Twitter, which typically makes most of its revenue from advertising and suffered years of losses before Musk’s takeover, has seen its business struggle under Musk’s ownership. Many advertisers pulled back from the platform after Musk’s takeover in part due to concerns about his approach to content moderation.

Musk tweeted earlier this month that Twitter had a “~50% drop in advertising revenue.” He also said this month looked “a bit more promising” compared with June.

Many users and advertisers have already made their choice on whether to remain on the platform, said Jasmine Enberg, a principal analyst at research firm Insider Intelligence. “Musk supporters will likely celebrate the rebranding, and it may further alienate disillusioned Twitter users and advertisers,” she said. “But while it marks an end of an era for Twitter, the writing was on the wall.”

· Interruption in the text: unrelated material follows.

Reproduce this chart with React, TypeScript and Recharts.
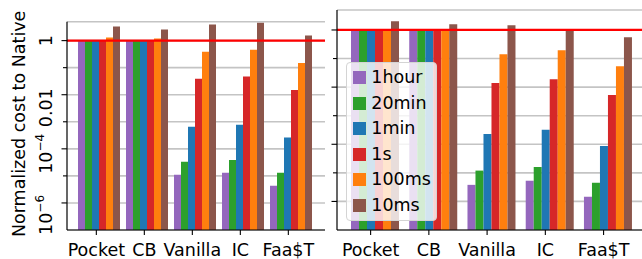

Emerging in the mid-2000s, the Twitter platform changed the way many people consumed news or spoke their minds on the web. It allowed its users to ship out a 140-character message instantaneously, and free—again and again. Its brand gave rise to a new verb: “to tweet,” and later: “to retweet.”

The Twitter blue bird logo carries global recognition. Its current iteration took wing more than a decade ago, redesigned by the company’s then-creative director Doug Bowman.

Bowman’s tweaks to the blue bird, originally designed in 2006 and upgraded at least three times by 2012, included altering its flight path from a steady cruise to an upward climb. He also cut the bird’s tuft of hair.

Twitter co-founder Biz Stone, a Bostonian, had said he named the bird Larry T. Bird, in honor of the Boston Celtics’ legendary forward Larry Bird.

Musk, whose rocket company is called SpaceX, has a long history with the letter X. His electric-car company, Tesla, named a vehicle Model X. He often refers to one of his children as X. Earlier this month Musk launched his new artificial-intelligence business, which also uses the letter in its name: xAI.

“Not sure what subtle clues gave it [away], but I like the letter X,” Musk tweeted Sunday, along with a photo of himself making an X with his forearms.